Please forgive the double post. I have tried to radiate the spirit of "what increases spiritual goodness" in all six directions, and it worked.

It is marvelous, how you have ferreted this out. My thanks.

BSRK Aditya said...

"If I understand you correctly you are equating friendliness and love but they are entirely different things."

I suspect that you disapprove of amicability. Amicability does not spread in all directions, with some directions being occupied by disdain. Amicability is equivalent to good will, in the sense that it is between love and friendliness.

By friendliness, I mean being a friend.

If you define love as "what increases spiritual goodness", then I have no quarrel with love. That so, this is not the everyday usage of word love. In everyday usage, love is "what brings about affection".

Do you approve of the cultivation of "what brings about affection"?

Bruce Charlton said...

@William - This is very good. The problem is that the word love has been deeply subverted/ inverted since the sixties onslaught; and the brief attentions span of the modern mind makes this difficult to set right.

Still, we must try our best.

Could you provide a fairly brief answer to "what kind of thing" love really is?

It has to be personal on the one hand, but not just personal. therefore love is not an emotion.

But also love is not a physical force (not an 'energy' or 'frequency'... not something like 'gravity').

Not these things - but could you describe what love actually is?

(I've had a go at this myself, but I wonder what you make of it!)

BSRK Aditya said...

My case is simply that "what brings about affection" can only bring about an imperfect & limited abiding. It would not spread in all directions. It may still prove beneficial to cultivate this limited abiding in some cases.

That so, there really do exist all-round unlimited abidings. This is a matter of interest to those seeking to perfect their concentration/stability.

Why does this matter, the perfection of concentration/stability? The more perfect one's concentration, the greater the insight one can glean from the concentration.

All those that have destroyed their evil qualities have perfected their concentration/stability.

ted said...

I think Aquanis definition "to will the good of another" is also prudent. When John Lennon said "All you need is love", he was speaking in abstract terms that somehow we would all come together as state and community to profess good vibes to all. But as you said, love is not friendly or something that has "love-like emotions". It has to be metaphysically good in the circumstances that presents itself. And we all know Lennon was not a very good person often in his personal life.

William Wildblood said...

BSRK, amicability, affection and friendliness are all excellent things (in most circumstances) but they are not love in the sense I am using that word because they are ordinary human and love is beyond the ordinary human though it can be brought down to it which is the problem.

Bruce, you ask what love is and like you I have difficulty in defining it in the way I think it really is from a spiritual perspective. Ted's Aquinas definition is a start but I don't think it covers it completely even though it's similar to what I said in the post! Sometimes I think of love as like a fire or the radiation from the sun or a blaze of glory and these analogies conjure up more of its meaning for me than words do.
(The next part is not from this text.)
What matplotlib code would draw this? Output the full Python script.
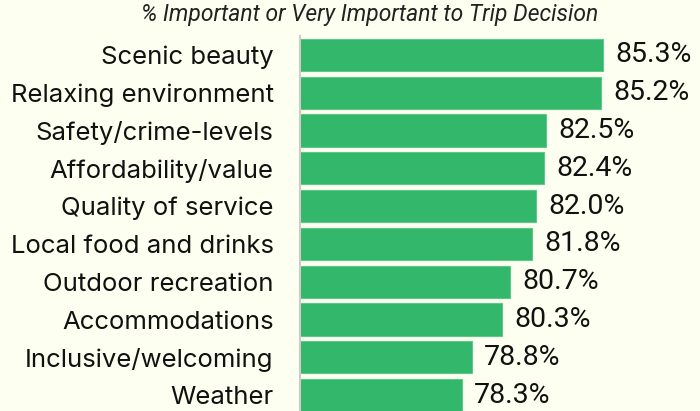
import matplotlib.pyplot as plt

categories = ['Scenic beauty', 'Relaxing environment', 'Safety/crime-levels',
              'Affordability/value', 'Quality of service', 'Local food and drinks',
              'Outdoor recreation', 'Accommodations', 'Inclusive/welcoming', 'Weather']
values = [85.3, 85.2, 82.5, 82.4, 82.0, 81.8, 80.7, 80.3, 78.8, 78.3]
title = '% Important or Very Important to Trip Decision'

bg = '#fdfff0'
green = '#32b76b'

fig = plt.figure(figsize=(7, 4.11), dpi=100, facecolor=bg)
ax = fig.add_axes([300 / 700, 0, 400 / 700, 1 - 36 / 411])
ax.set_facecolor(bg)

y = list(range(len(categories)))
ax.barh(y, values, height=0.85, left=0, color=green, edgecolor='#5cc98a', linewidth=0.8)
ax.set_xlim(70.25, 90.15)
ax.set_ylim(9.42, -0.5)

for yi, v in zip(y, values):
    ax.text(v + 0.62, yi, f'{v:.1f}%', va='center', ha='left', fontsize=20.5,
            family='Roboto', color='#111111')

ax.set_yticks(y)
ax.set_yticklabels(categories, fontsize=18.5, family='Inter', color='#111111')
ax.tick_params(axis='y', length=0, pad=19)
ax.set_xticks([])
for s in ['top', 'right', 'bottom']:
    ax.spines[s].set_visible(False)
ax.spines['left'].set_color('#cccccc')
ax.spines['left'].set_linewidth(1.5)

fig.text(370 / 700, 1 - 14 / 411, title, ha='center', va='center', fontsize=16.5,
         style='italic', family='Roboto', color='#222222')

fig.savefig('out.png', dpi=100, facecolor=bg)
I actually believe that if love could be defined someone would have done it by now and I'm not sure they have. It is a spiritual thing and like all spiritual things can only be known and lived. My gripe is that because we recognise its importance we bring it down to our level and therefore confuse things that are the shadows of love in a material world with the reality.

I also think that the prime love is love of God and all subsidiary loves arise from that. This means that those who don't love God don't really know love. I realise that means most of us and I include myself because my own love falls well short of what it should be but I do feel I am at least beginning to face the right way.

Sorry, I realise this is not very good at all. I think a proper definition of love is beyond me. I wrote this post because the subject is important and I feel that the mystery of love is trivialised enormously.

Love is glory. That's my best effort!

edwin faust said...

Love, like God, is ineffable, to use the old philosophic term, so defining it necessarily diminishes or distorts it to some extent. But we all know what is to feel love. The difficulty, I think, arises from trying to trace love to its source and understand it with the intention of making it permanent. It is impermanent largely because we are focused outward, on sensible things, some of which evoke love, and we then identify love with what occasioned it and think that that is its source. This comes from the modern tendency to locate reality in the transient sensible experience, which then becomes the origin and terminus of all things. But objects do not generate love, or any other thought or emotion. If an object generated love, all would feel love when in contact with the object. But we know this is not the case. We could not feel love for objects unless we had love as an abiding capacity in our soul. And that which abides in us is prior to any experience of the world we might have. Love is, indeed, a metaphysical truth, but its metaphysical nature is now largely ignored or not even guessed at by most people educated in love by movies and novels and egalitarian political rhetoric. Love not grounded in God, as the source of all goodness and beauty, will soon dissipate into sentimentality and empty talk. I knew that the nuns who taught me in the 1950s loved me because they loved God. I trusted and loved them likewise. And there was no sentimentality involved.

William Wildblood said...

edwin you say "Love not grounded in God, as the source of all goodness and beauty, will soon dissipate into sentimentality and empty talk.." This is just what I think too though I would add truth to goodness and beauty. Love cannot be outside of truth.

edwin faust said...

You can only love what is. As Charles Williams used to say, you can only love facts. To love an illusion is to wish that creation were other than the way it is, according to our supposed wisdom, rather than God's. So. love grounded in God is the only possible love, for it is love grounded in fact, in truth.

Francis Berger said...

Great post!

William Wildblood said...

Thanks Francis. I would like to have expressed my feelings better than I have here. I think our understanding of love (including my own) is very limited but it is important to try to know what it really is, cutting out the sentimentality and confusion of it with emotion.

Francis Berger said...

@ William - Blog posts have obvious limits, but you expressed yourself exceptionally well here, in my opinion.

William Wildblood said...

Well, thanks again. Very kind of you!